Former Hawk McCabe Inducted to Semi-Pro Baseball Hall of Fame

Ballplayer Spent a Year Playing for the Shore, Three Years Coaching

PRINCESS ANNE, Maryland – Former Hawks slugger and coach Brandon McCabe (Millsboro, Delaware) was named the Indian River Teacher of the Year in 2021 as an agricultural and engineering instructor at Sussex Central High School in Georgetown, Delaware but he lends much of his success in life to the baseball diamond. A team MVP in 2005 and coach for the next three, McCabe will earn another distinction in 2022 as he has been elected to the National Semi-Pro Baseball Hall of Fame.

Former Hawk McCabe Inducted to Semi-Pro Baseball Hall of Fame

The Mid-Atlantic induction ceremony was held at Frostburg University on March 26.

“It led me to enjoy helping these guys and it led to an opportunity for me to teach, which I didn’t even go to school for,” McCabe said. “Here I am now twelve years later, district teacher of the year – coaching at UMES really helped me start that process.”

In his one year as a player for the Shore, McCabe led the Hawks in most major hitting categories, including batting average, slugging percentage, on-base percentage, hits, doubles, and home runs.

After running out of playing eligibility, McCabe turned to the dugout, first being an undergrad coach for the outfield, then two years as a graduate student assistant.

“When I started coaching college and when I started youth coaching after that, it was to help these guys learn what I learned at an earlier age, try to expedite that learning process,” McCabe said.

Attending Delaware Valley as a freshman, McCabe converted from a pitcher to an outfielder/first baseman and was third-team All-American as a junior at first before transferring to the Shore.

Ballplayer Spent a Year Playing for the Shore, Three Years Coaching

“When I went to DelVal I wasn’t highly recruited, I actually went there as a pitcher,” McCabe said. “The coach said why don’t you go out to the left-field and come back in the spring. The assistant coach (asked) ‘do you want to play college baseball? Do you want to be a regular?’ and I said ‘yes, I eat, sleep and breathe baseball’. He broke me down and built me back up. He completely remade my swing.”

McCabe started playing semi-pro baseball in the Eastern Shore Baseball League after his sophomore year where he has played ever since minus a one-summer stint playing independent minor league ball in Texas as a member of the Corpus Christi Beach Dogs and McKinney Blue Thunder of the Continental Minor League.

That first season was when the ESBL switched from metal bats to wood bats only, which only improved his hitting.

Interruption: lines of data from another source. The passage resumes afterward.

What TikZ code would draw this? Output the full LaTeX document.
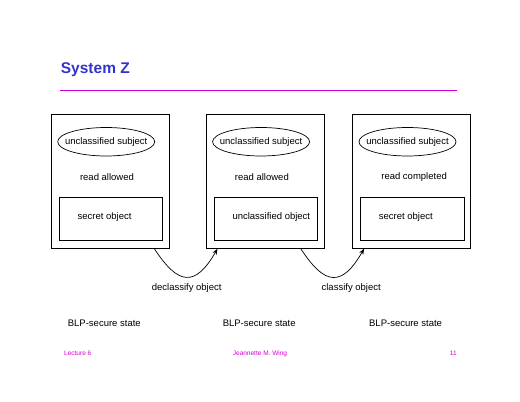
\documentclass[tikz,border=0pt]{standalone}
\usepackage{fontspec}
\setmainfont{Liberation Sans}
\usetikzlibrary{positioning,arrows.meta,shapes.geometric}
\definecolor{titleblue}{RGB}{51,51,204}
\definecolor{slidemag}{RGB}{214,0,214}
\tikzset{>={Stealth[length=6pt,width=4.5pt]}}

\begin{document}
\begin{tikzpicture}[x=1pt, y=1pt, font=\fontsize{9.5}{11}\selectfont,
    statebox/.style={draw, line width=.7pt, minimum width=118pt, minimum height=134pt, inner sep=0},
    subj/.style={draw, ellipse, line width=.7pt, minimum width=97pt, minimum height=28.5pt, inner xsep=-7.5pt, inner ysep=0},
    obj/.style={draw, line width=.7pt, minimum width=103.5pt, minimum height=42.7pt, inner sep=0},
    lbl/.style={inner sep=0},
    footer/.style={inner sep=0, text=slidemag, font=\fontsize{6.5}{8}\selectfont}]
  \useasboundingbox (0,0) rectangle (520,402);

  % title
  \node[lbl, anchor=base west, text=titleblue, font=\fontsize{15.5}{18}\selectfont\bfseries] (title) at (60.7,328.7) {System Z};
  \draw[slidemag, line width=1pt] (59.5,311.7) -- (457.3,311.7);

  % the three states
  \node[statebox] (b1) at (110.5,220.7) {};
  \node[statebox] (b2) [right=36.2pt of b1] {};
  \node[statebox] (b3) [right=27.7pt of b2] {};

  \node[subj] (s1) at ([xshift=-4.3pt, yshift=-27.8pt]b1.north) {unclassified subject};
  \node[subj] (s2) at ([xshift=-4.3pt, yshift=-27.8pt]b2.north) {unclassified subject};
  \node[subj] (s3) at ([xshift=-4.3pt, yshift=-27.8pt]b3.north) {unclassified subject};

  \node[lbl, anchor=west] (r1) at ([xshift=28.7pt, yshift=-63.4pt]b1.north west) {read allowed};
  \node[lbl, anchor=west] (r2) at ([xshift=28.7pt, yshift=-63.4pt]b2.north west) {read allowed};
  \node[lbl, anchor=west] (r3) at ([xshift=28.7pt, yshift=-63.4pt]b3.north west) {read completed};

  \node[obj] (o1) at ([xshift=.5pt, yshift=29.6pt]b1.south) {};
  \node[obj] (o2) at ([xshift=.5pt, yshift=29.6pt]b2.south) {};
  \node[obj] (o3) at ([xshift=.5pt, yshift=29.6pt]b3.south) {};
  \node[lbl, anchor=west] (t1) at ([xshift=18.5pt, yshift=1.8pt]o1.west) {secret object};
  \node[lbl, anchor=west] (t2) at ([xshift=18.5pt, yshift=1.8pt]o2.west) {unclassified object};
  \node[lbl, anchor=west] (t3) at ([xshift=18.5pt, yshift=1.8pt]o3.west) {secret object};

  % transitions
  \draw[->, line width=.7pt] ([xshift=-15.5pt]b1.south east) to[out=-57, in=-120, looseness=1.8]
    node[midway, yshift=-11pt] {declassify object} ([xshift=11.5pt]b2.south west);
  \draw[->, line width=.7pt] ([xshift=-24pt]b2.south east) to[out=-57, in=-120, looseness=1.8]
    node[midway, xshift=18pt, yshift=-11pt] {classify object} ([xshift=11.7pt]b3.south west);

  \node[lbl, anchor=west] (l1) at ([xshift=16.5pt, yshift=-75pt]b1.south west) {BLP-secure state};
  \node[lbl, anchor=west] (l2) at ([xshift=16.5pt, yshift=-75pt]b2.south west) {BLP-secure state};
  \node[lbl, anchor=west] (l3) at ([xshift=16.5pt, yshift=-75pt]b3.south west) {BLP-secure state};

  % footer
  \node[footer, anchor=base west] (lect) at (64,46.7) {Lecture 6};
  \node[footer, anchor=base] (auth) at (260,46.7) {Jeannette M. Wing};
  \node[footer, anchor=base] (page) at (453.3,46.7) {11};
\end{tikzpicture}
\end{document}
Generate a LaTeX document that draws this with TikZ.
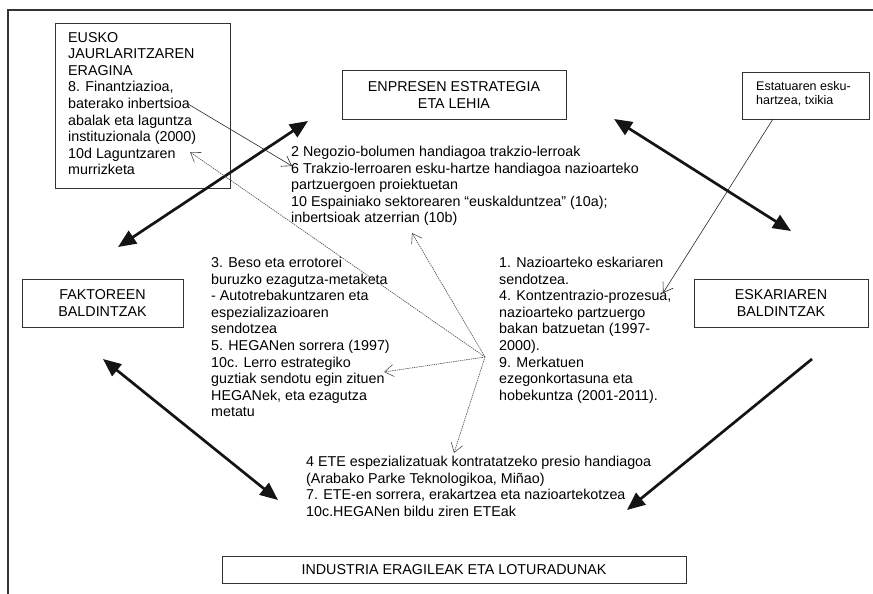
\documentclass[tikz,border=0pt]{standalone}
\usepackage{fontspec}
\setmainfont{Liberation Sans}
\usetikzlibrary{arrows.meta}
\begin{document}
\begin{tikzpicture}[x=1pt,y=-1pt,
  box/.style={draw=black!80, line width=1pt, inner sep=0pt},
  body/.style={font=\fontsize{14.3}{16.6}\selectfont},
  txt/.style={body, inner sep=0pt, anchor=north west, align=left},
  boxtxt/.style={body, align=center},
  bigarrow/.style={line width=2.7pt, black!92},
  thinarrow/.style={line width=0.6pt, black!85, -{Straight Barb[length=9pt,width=12pt]}},
  hubline/.style={thinarrow, dash pattern=on 1.4pt off 0.8pt, black!70},
]
\useasboundingbox (0,0) rectangle (873,594);

% outer frame
\coordinate (fbl) at (8,596);
\coordinate (ftl) at (8,10);
\coordinate (ftr) at (875,10);
\draw[line width=1.2pt, black!80] (fbl) -- (ftl) -- (ftr);

% boxes of the diamond
\node[box, anchor=north west, minimum width=175pt, minimum height=165pt] (gov) at (55,23) {};
\node[txt] (govtxt) at (68,32) {EUSKO\\JAURLARITZAREN\\ERAGINA\\8. Finantziazioa,\\baterako inbertsioa\\abalak eta laguntza\\instituzionala (2000)\\10d Laguntzaren\\murrizketa};

\node[box, boxtxt, minimum width=224pt, minimum height=48pt] (strat) at (454,95) {ENPRESEN ESTRATEGIA\\ETA LEHIA};

\node[box, anchor=north west, minimum width=127pt, minimum height=47pt] (state) at (742,72) {};
\node[inner sep=0pt, anchor=north west, align=left, font=\fontsize{12.5}{14.3}\selectfont] (statetxt) at (756,81) {Estatuaren esku-\\hartzea, txikia};

\node[box, boxtxt, minimum width=161pt, minimum height=48pt] (factor) at (102.5,303) {FAKTOREEN\\BALDINTZAK};
\node[box, boxtxt, minimum width=174pt, minimum height=48pt] (demand) at (781,303) {ESKARIAREN\\BALDINTZAK};
\node[box, boxtxt, minimum width=464pt, minimum height=27pt] (industry) at (454,569.5) {INDUSTRIA ERAGILEAK ETA LOTURADUNAK};

% explanatory texts
\node[txt] (strattxt) at (291,146) {2 Negozio-bolumen handiagoa trakzio-lerroak\\6 Trakzio-lerroaren esku-hartze handiagoa nazioarteko\\partzuergoen proiektuetan\\10 Espainiako sektorearen “euskalduntzea” (10a);\\inbertsioak atzerrian (10b)};
\node[txt] (factortxt) at (211,257) {3. Beso eta errotorei\\buruzko ezagutza-metaketa\\- Autotrebakuntzaren eta\\espezializazioaren\\sendotzea\\5. HEGANen sorrera (1997)\\10c. Lerro estrategiko\\guztiak sendotu egin zituen\\HEGANek, eta ezagutza\\metatu};
\node[txt] (demandtxt) at (499,257) {1. Nazioarteko eskariaren\\sendotzea.\\4. Kontzentrazio-prozesua,\\nazioarteko partzuergo\\bakan batzuetan (1997-\\2000).\\9. Merkatuen\\ezegonkortasuna eta\\hobekuntza (2001-2011).};
\node[txt] (industrytxt) at (306,456) {4 ETE espezializatuak kontratatzeko presio handiagoa\\(Arabako Parke Teknologikoa, Miñao)\\7. ETE-en sorrera, erakartzea eta nazioartekotzea\\10c.HEGANen bildu ziren ETEak};

% end points of the connectors
\coordinate (fN) at (118,247);
\coordinate (sW) at (308,121);
\coordinate (sE) at (614,119);
\coordinate (dN) at (791,231);
\coordinate (fS) at (103,359);
\coordinate (iW) at (278,500);
\coordinate (dS) at (812,359);
\coordinate (iE) at (627,510);

\coordinate (inv) at (188,104);
\coordinate (trak) at (292,166);
\coordinate (statefoot) at (773,119);
\coordinate (kontz) at (663,293);

\coordinate (hub) at (485,357);
\coordinate (h10b) at (412,233);
\coordinate (h10d) at (190,152);
\coordinate (h10c) at (384,372);
\coordinate (hete) at (454,453);

% heavy double arrows of the diamond
\draw[bigarrow, {Triangle[length=18pt,width=15pt]}-{Triangle[length=18pt,width=15pt]}] (fN) -- (sW);
\draw[bigarrow, {Triangle[length=18pt,width=15pt]}-{Triangle[length=18pt,width=15pt]}] (sE) -- (dN);
\draw[bigarrow, {Triangle[length=18pt,width=15pt]}-{Triangle[length=18pt,width=15pt]}] (fS) -- (iW);
\draw[bigarrow, -{Triangle[length=18pt,width=15pt]}] (dS) -- (iE);

% thin links between the texts
\draw[thinarrow] (inv) -- (trak);
\draw[thinarrow] (statefoot) -- (kontz);
\draw[hubline] (hub) -- (h10b);
\draw[hubline] (hub) -- (h10d);
\draw[hubline] (hub) -- (h10c);
\draw[hubline] (hub) -- (hete);
\end{tikzpicture}
\end{document}
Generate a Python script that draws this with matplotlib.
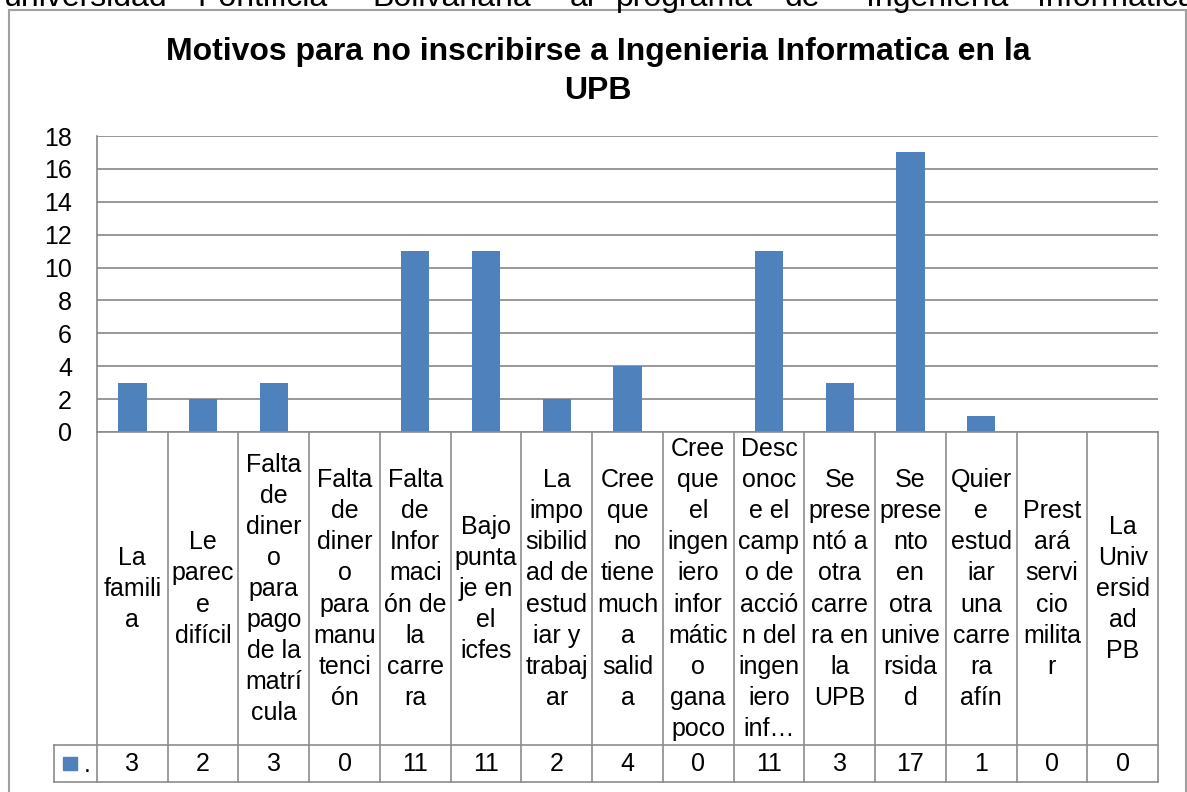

“The sweet spot is smaller, if you hit the end of the bat you end up with a broken-bat, if you hit towards your hands, you get a broken bat,” McCabe said. “That first year was my first year using wood and it helped me speed up the process of learning the stuff I was taught as a freshman.”

After his All-American season, McCabe wanted to prove to himself that he could hang in Division One by transferring to Maryland Eastern Shore. During his one season playing for the Hawks, McCabe was named second-team All-MEAC for the damage he did at the plate as the only Hawk to play all 47 games that season.

His biggest memory as a player was his home run against Duke, where some of the best college baseball players have graced the field as part of the Atlantic Coastal Conference.

“I hit probably the farthest home run I had ever hit in my life,” McCabe said. The SID (at the time) said it was the farthest one ever hit at Duke which obviously is saying something with ACC ball down there. At that time Mark Teixeira had just played (in the conference) a few years earlier, a lot of big names came through ACC ball.”

Aside from having to learn to be a professional hitter with wood bats, McCabe attributed the intelligence of the league to improve his performance, on top of being one of the most enjoyable parts of still playing.

One of the smartest men in the league was current Hawks head coach Brian Hollamon, who is meticulous with his stats and planning for each game. On top of having Hollamon planning against his bat, McCabe would occasionally face current Salisbury University baseball coach Troy Brohawn – who held Barry Bonds to one walk and no hits over 11 plate appearances during his time in Major League Baseball.

“The level of competition was always high when I played Brian’s team, he made sure everybody on his team was prepared,” McCabe said. “They had stats against us, they knew how to pitch us, so it wasn’t just guys going up there throwing his pitches, they had a plan for each batter. They knew our pitchers, so it was almost next-level baseball playing against Brian’s team.”

McCabe also played against and with current Hawks pitching coach Shawn Phillips.

“We played together on the Drillers and went to the World Series together, that was one of the most fun years,” McCabe said. “You took your game to another level when you played him, you were facing someone that was legit and smart, you had to ramp up your thinking.”

Since leaving the Shore as a coach, McCabe continues to follow along with the current team, continuing his affinity for the baseball team. The addition of Hollamon as a coach has the semi-pro hall of Famer excited for the progress and prospects that await.

“I’m really excited for the future of the program,” McCabe said. “I think Brian is going to do a really good job of turning the program around and I think it’s going to be competitive year in and year out.”